▶ [Entries shown]
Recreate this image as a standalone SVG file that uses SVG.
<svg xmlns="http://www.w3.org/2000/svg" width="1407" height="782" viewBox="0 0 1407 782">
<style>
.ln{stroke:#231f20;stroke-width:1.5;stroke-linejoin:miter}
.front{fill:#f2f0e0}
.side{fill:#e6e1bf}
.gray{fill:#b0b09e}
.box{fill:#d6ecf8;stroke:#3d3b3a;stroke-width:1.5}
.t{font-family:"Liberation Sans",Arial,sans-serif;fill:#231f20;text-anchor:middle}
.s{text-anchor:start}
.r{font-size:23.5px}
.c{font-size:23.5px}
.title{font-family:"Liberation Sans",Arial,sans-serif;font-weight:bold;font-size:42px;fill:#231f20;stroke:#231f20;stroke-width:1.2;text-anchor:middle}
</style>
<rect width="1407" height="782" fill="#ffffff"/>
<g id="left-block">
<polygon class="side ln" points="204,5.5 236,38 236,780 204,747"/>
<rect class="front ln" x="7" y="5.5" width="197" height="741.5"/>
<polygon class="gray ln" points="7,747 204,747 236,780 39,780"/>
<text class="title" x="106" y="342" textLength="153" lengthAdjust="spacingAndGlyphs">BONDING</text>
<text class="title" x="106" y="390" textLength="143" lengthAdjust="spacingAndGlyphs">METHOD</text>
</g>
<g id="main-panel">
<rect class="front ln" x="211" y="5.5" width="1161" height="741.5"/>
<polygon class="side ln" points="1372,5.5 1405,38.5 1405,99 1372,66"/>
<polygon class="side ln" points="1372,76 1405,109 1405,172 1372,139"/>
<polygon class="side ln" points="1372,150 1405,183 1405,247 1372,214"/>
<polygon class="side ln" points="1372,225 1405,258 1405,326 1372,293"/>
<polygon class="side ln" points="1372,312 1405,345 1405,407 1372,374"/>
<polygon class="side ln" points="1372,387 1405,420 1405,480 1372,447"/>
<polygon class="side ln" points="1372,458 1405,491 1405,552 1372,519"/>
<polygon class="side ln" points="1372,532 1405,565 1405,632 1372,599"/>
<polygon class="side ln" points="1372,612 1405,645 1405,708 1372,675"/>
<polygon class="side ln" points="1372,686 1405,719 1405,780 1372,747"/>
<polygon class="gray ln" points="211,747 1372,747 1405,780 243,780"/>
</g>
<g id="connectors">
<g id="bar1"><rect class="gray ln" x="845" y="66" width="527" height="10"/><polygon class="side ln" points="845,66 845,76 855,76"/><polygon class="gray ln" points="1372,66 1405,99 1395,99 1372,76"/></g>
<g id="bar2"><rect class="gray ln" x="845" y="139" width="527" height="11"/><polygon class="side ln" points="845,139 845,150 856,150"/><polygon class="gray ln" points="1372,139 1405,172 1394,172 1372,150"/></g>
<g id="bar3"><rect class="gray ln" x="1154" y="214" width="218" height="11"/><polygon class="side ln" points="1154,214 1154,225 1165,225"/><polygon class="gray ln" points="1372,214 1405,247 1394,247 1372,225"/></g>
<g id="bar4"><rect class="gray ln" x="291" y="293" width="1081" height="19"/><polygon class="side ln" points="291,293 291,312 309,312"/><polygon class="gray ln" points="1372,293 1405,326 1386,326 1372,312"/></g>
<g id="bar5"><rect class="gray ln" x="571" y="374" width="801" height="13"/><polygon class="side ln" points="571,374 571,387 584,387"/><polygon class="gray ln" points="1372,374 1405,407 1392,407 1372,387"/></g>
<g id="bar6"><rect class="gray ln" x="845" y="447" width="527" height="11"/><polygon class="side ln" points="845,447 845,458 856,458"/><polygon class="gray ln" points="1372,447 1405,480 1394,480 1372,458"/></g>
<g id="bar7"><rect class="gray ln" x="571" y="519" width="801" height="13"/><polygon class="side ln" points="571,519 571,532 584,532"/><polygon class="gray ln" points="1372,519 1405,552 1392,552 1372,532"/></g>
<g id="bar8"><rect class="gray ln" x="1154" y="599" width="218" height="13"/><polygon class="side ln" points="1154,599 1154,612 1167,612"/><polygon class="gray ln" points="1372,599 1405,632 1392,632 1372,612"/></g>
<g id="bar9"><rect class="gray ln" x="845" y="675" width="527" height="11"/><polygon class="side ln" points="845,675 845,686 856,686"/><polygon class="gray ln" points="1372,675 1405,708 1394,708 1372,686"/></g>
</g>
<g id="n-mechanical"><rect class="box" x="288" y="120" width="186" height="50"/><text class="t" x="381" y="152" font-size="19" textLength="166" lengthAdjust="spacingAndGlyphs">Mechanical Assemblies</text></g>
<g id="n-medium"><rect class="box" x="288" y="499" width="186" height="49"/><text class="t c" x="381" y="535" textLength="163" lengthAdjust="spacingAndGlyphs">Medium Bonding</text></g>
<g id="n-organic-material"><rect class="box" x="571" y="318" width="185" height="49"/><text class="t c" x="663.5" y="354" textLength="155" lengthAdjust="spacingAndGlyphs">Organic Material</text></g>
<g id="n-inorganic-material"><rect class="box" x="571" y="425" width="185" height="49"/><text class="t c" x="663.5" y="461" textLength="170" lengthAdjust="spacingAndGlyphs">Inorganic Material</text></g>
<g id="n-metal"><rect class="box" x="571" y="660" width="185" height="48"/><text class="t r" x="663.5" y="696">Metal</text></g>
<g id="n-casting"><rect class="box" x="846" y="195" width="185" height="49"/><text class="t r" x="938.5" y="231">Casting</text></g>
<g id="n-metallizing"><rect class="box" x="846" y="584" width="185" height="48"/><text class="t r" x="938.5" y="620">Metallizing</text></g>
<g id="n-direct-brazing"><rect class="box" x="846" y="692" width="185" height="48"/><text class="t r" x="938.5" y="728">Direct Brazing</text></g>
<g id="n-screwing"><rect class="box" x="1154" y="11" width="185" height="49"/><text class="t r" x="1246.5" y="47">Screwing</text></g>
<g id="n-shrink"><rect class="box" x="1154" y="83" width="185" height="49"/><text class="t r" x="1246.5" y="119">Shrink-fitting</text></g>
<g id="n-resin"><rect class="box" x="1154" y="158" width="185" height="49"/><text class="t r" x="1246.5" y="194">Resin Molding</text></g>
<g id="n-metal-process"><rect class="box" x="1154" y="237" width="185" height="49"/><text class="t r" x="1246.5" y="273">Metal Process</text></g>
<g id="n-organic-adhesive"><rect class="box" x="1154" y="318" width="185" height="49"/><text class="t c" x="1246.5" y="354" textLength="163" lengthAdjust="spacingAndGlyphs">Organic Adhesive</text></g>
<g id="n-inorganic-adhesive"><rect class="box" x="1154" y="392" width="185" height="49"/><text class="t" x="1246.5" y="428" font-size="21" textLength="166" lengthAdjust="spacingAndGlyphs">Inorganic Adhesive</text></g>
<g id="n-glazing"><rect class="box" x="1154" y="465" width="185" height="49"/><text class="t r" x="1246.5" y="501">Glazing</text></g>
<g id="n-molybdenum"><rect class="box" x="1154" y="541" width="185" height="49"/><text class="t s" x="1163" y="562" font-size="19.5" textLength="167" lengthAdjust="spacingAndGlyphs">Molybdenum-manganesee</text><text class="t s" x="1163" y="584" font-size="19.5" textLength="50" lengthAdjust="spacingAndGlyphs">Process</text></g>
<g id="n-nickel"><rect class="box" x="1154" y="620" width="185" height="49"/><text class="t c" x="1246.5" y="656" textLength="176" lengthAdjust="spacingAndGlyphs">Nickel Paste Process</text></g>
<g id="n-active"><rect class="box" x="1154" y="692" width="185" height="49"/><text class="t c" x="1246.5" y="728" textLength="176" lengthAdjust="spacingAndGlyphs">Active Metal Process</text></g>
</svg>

* * *

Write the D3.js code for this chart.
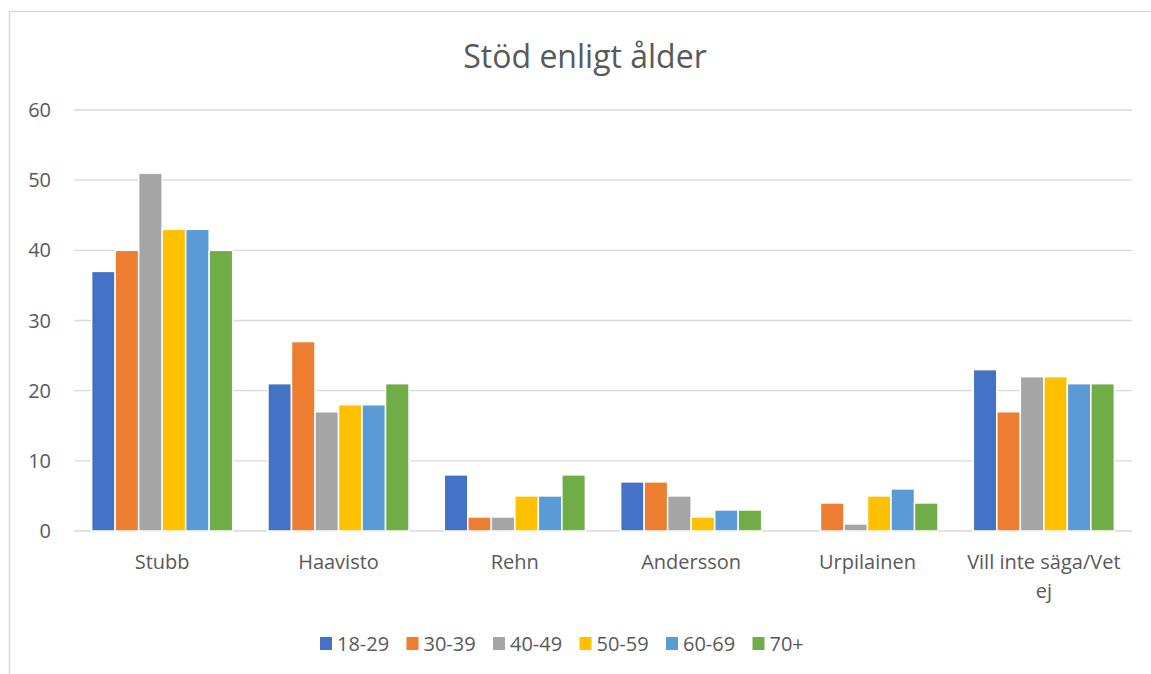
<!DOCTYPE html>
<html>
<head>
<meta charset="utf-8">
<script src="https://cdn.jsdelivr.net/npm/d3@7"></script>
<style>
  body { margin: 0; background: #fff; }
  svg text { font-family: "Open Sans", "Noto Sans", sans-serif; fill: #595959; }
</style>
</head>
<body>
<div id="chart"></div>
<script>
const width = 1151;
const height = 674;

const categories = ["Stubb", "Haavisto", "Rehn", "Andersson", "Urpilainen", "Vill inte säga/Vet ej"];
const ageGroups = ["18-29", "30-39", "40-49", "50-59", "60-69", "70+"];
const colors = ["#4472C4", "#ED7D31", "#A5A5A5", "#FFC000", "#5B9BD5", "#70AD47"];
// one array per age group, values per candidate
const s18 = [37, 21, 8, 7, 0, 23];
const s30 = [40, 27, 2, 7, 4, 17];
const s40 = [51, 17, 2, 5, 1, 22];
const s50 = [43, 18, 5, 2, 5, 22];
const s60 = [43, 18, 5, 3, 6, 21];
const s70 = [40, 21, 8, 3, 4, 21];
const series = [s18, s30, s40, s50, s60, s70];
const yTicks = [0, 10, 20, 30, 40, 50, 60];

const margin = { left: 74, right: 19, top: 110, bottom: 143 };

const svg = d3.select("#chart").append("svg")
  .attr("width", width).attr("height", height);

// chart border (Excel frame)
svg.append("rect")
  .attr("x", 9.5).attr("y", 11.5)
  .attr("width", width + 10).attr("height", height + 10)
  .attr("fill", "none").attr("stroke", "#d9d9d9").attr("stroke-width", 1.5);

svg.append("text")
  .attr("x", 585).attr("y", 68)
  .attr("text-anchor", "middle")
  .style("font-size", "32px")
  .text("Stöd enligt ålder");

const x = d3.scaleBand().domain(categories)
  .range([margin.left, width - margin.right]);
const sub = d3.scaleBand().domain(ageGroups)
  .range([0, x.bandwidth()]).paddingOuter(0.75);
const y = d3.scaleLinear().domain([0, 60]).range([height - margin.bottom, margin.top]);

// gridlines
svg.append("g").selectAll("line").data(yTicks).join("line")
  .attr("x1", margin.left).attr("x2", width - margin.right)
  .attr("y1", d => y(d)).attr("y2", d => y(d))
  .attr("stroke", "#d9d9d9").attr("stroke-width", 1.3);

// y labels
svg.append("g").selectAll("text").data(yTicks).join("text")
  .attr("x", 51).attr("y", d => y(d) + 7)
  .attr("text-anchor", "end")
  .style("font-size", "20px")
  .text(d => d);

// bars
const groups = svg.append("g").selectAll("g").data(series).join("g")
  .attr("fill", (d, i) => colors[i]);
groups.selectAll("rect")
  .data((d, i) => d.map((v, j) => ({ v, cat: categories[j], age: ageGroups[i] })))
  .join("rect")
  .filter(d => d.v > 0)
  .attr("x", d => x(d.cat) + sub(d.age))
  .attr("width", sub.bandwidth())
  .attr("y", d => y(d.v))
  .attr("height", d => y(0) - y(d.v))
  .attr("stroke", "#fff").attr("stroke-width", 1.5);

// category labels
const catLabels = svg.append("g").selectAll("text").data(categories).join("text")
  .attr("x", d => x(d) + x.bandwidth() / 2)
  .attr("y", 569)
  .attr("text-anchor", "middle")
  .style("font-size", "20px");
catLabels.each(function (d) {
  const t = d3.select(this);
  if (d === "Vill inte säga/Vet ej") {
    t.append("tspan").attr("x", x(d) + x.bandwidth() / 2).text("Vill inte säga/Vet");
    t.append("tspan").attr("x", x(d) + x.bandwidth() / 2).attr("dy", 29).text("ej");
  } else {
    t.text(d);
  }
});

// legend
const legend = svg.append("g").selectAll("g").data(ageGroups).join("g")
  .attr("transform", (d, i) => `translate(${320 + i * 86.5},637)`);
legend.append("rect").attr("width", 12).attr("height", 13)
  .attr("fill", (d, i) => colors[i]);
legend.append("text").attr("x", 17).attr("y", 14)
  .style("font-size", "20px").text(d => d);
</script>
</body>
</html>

* * *

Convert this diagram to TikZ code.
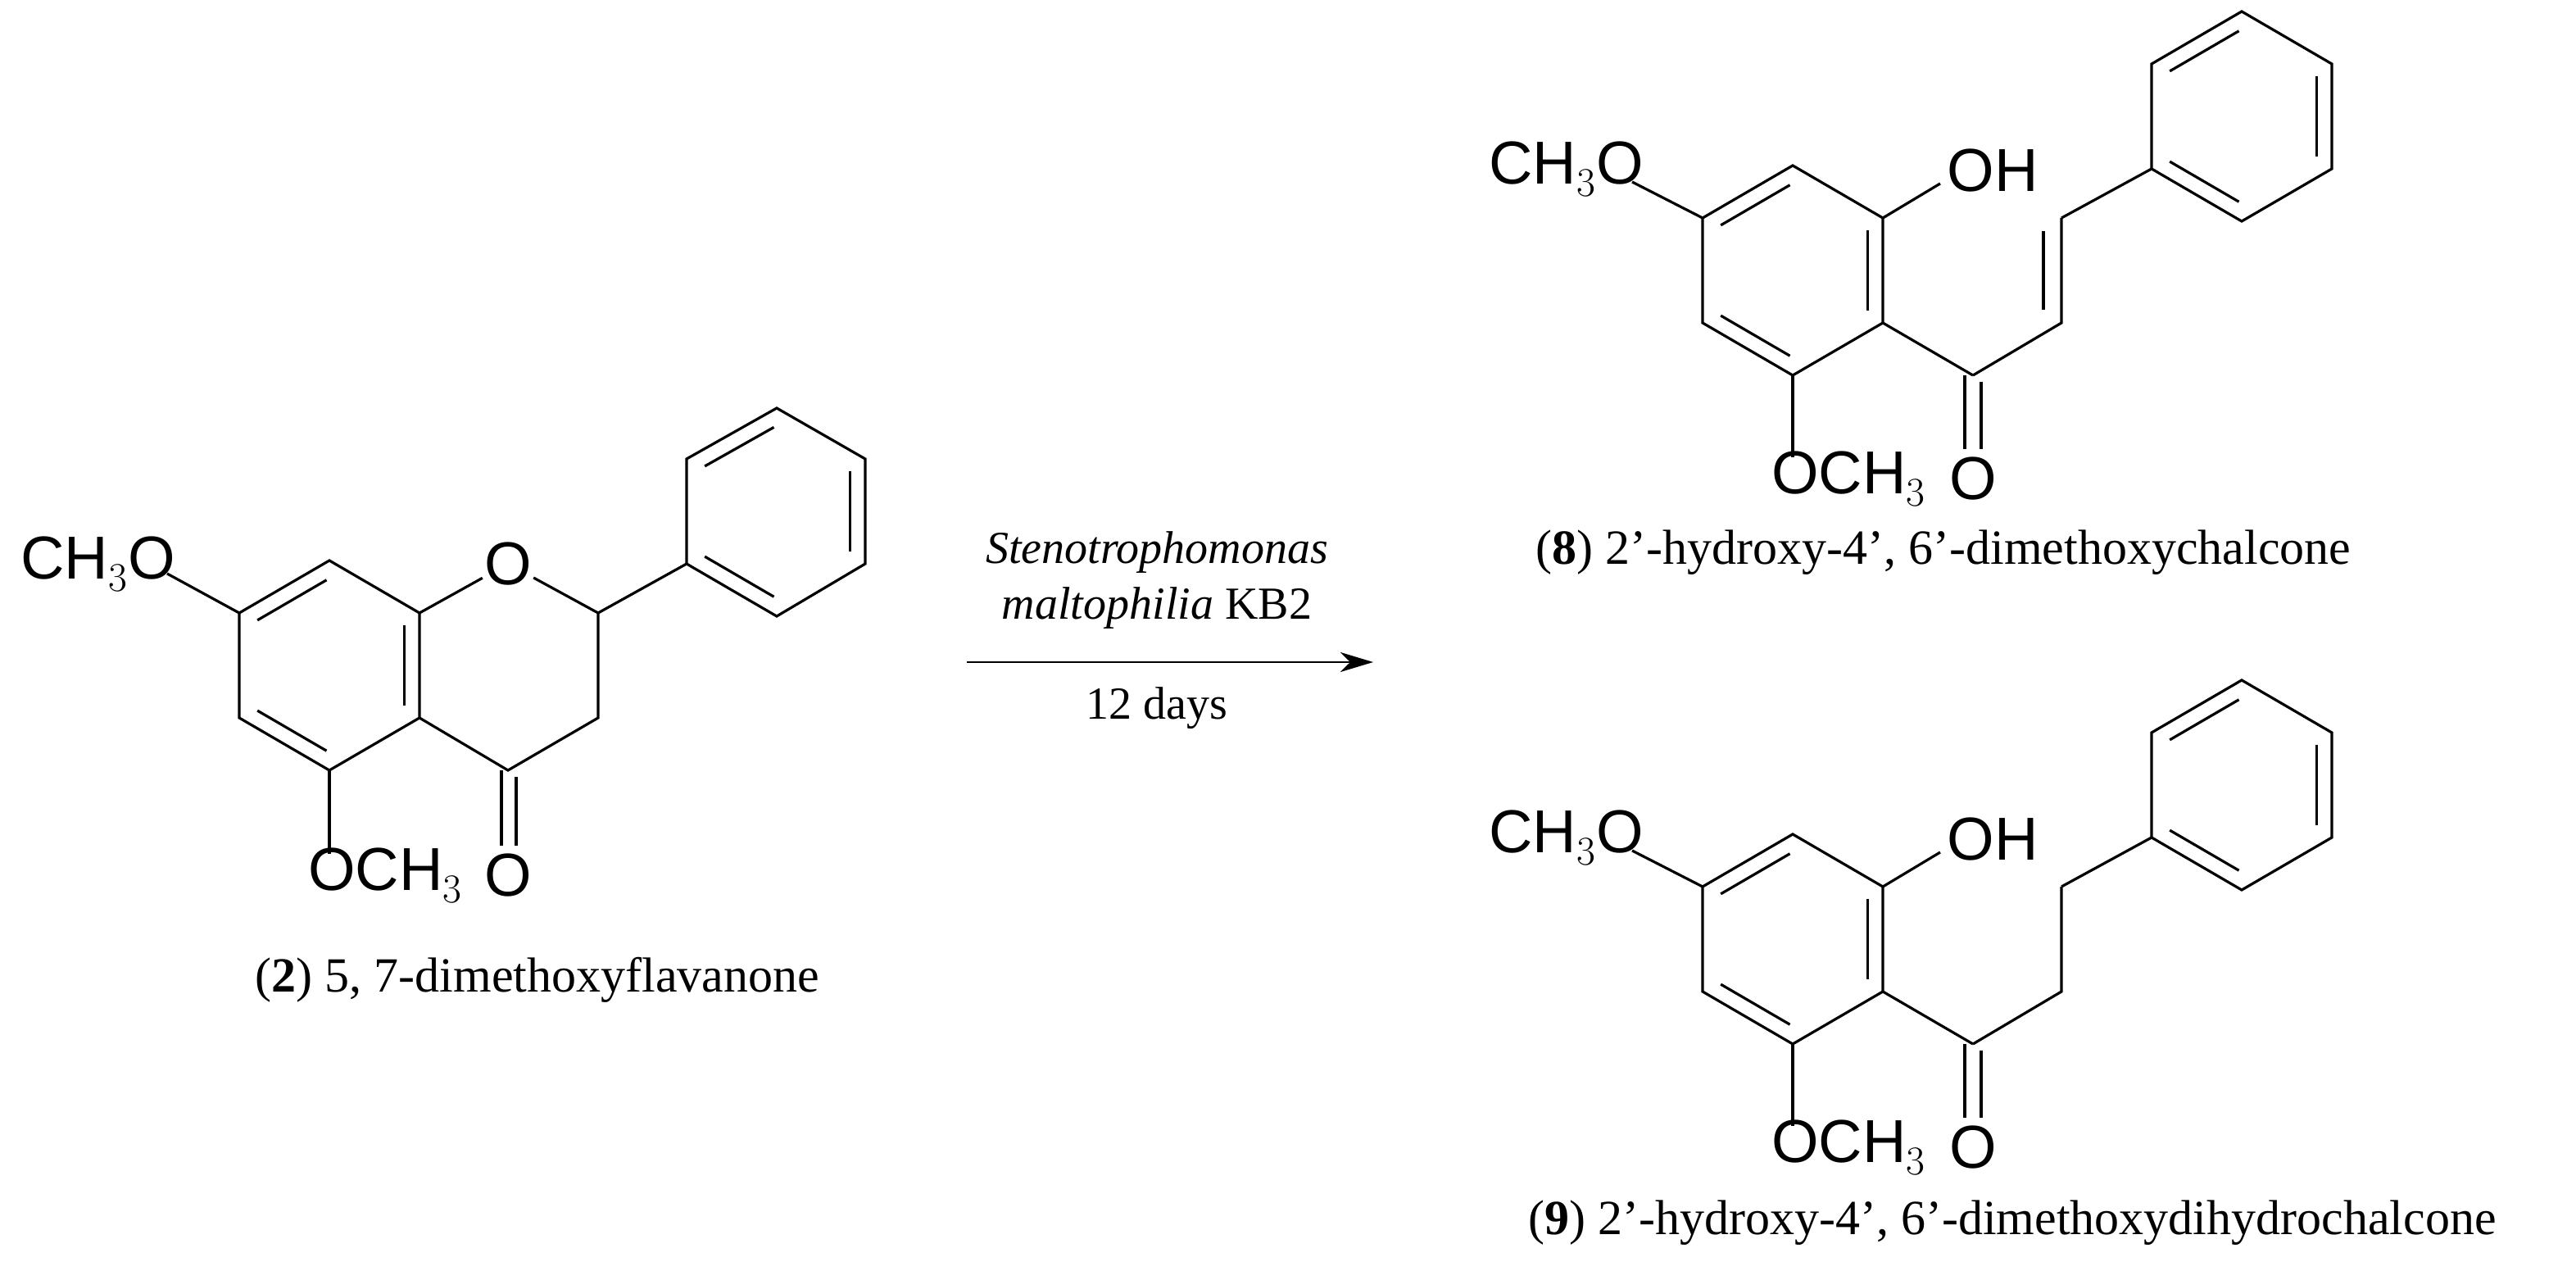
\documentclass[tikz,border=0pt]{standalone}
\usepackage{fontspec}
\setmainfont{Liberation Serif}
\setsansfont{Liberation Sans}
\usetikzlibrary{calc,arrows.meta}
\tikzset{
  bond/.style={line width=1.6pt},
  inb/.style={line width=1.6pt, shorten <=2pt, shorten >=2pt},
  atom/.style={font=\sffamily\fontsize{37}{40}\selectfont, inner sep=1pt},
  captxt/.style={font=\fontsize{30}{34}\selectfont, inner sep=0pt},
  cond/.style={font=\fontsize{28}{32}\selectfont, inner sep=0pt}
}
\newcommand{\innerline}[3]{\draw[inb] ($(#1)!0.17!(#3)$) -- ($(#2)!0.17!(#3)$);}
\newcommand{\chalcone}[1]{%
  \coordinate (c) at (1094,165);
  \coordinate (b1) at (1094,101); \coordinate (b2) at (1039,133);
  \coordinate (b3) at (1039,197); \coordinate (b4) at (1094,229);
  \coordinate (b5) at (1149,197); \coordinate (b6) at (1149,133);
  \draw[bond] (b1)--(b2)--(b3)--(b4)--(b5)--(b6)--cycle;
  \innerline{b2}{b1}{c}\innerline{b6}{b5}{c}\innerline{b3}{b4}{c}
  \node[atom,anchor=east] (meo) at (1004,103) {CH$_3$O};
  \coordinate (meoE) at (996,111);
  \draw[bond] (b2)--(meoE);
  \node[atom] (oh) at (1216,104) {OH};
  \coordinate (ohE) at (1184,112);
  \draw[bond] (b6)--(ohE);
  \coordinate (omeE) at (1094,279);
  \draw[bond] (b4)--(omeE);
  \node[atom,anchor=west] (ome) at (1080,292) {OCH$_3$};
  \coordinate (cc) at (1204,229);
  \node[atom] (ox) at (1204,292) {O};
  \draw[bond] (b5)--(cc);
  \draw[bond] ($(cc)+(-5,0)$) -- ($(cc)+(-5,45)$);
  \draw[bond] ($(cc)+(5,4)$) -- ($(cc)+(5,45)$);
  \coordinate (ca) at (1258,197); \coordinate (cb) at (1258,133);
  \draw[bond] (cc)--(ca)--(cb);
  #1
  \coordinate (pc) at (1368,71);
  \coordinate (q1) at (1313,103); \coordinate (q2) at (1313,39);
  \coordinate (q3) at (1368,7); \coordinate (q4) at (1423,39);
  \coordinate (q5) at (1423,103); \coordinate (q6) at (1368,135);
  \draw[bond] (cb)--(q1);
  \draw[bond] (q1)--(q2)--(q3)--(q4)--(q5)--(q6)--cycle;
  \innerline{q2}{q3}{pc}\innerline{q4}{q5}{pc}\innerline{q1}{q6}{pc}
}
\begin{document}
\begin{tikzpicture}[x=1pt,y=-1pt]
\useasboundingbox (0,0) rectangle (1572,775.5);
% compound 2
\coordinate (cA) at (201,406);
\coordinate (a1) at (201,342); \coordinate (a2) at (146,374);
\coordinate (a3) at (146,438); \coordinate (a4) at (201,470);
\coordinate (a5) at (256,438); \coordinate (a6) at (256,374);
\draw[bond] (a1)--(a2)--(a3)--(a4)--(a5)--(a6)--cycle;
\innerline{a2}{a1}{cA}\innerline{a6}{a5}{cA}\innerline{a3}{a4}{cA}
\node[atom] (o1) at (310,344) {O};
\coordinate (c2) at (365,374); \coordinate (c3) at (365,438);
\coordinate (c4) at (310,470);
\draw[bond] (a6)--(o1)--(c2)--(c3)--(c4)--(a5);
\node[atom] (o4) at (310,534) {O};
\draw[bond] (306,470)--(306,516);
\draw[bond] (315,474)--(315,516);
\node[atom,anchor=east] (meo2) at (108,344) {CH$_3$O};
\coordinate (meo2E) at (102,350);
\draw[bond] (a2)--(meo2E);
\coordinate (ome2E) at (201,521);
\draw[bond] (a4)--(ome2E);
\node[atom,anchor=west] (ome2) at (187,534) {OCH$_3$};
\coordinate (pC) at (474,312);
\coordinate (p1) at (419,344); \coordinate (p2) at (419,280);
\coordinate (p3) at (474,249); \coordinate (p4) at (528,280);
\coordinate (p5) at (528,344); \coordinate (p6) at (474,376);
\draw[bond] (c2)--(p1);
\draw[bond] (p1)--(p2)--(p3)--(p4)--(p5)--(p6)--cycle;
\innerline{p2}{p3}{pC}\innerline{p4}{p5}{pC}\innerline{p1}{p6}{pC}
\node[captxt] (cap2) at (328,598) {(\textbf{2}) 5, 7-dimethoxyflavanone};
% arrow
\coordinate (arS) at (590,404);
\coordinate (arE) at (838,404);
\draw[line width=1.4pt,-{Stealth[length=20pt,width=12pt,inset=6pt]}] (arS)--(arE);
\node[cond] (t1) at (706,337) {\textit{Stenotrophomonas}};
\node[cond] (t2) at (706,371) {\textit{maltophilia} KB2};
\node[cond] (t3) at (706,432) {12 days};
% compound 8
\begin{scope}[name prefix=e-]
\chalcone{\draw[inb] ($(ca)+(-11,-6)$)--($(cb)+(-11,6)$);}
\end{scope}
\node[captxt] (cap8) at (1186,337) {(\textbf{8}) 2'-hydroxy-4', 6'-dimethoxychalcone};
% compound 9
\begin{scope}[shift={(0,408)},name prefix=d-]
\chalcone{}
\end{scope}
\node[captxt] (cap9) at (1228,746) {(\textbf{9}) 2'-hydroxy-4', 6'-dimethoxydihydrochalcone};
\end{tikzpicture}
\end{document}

▶ [Exercise goal] Copy exactly, and copy only, the lines from the one with "Write the D3.js code for this chart." to the one with "const height = 674;", ends included. Pictures are not part of the copy.

▶ [The result]
Write the D3.js code for this chart.
<!DOCTYPE html>
<html>
<head>
<meta charset="utf-8">
<script src="https://cdn.jsdelivr.net/npm/d3@7"></script>
<style>
  body { margin: 0; background: #fff; }
  svg text { font-family: "Open Sans", "Noto Sans", sans-serif; fill: #595959; }
</style>
</head>
<body>
<div id="chart"></div>
<script>
const width = 1151;
const height = 674;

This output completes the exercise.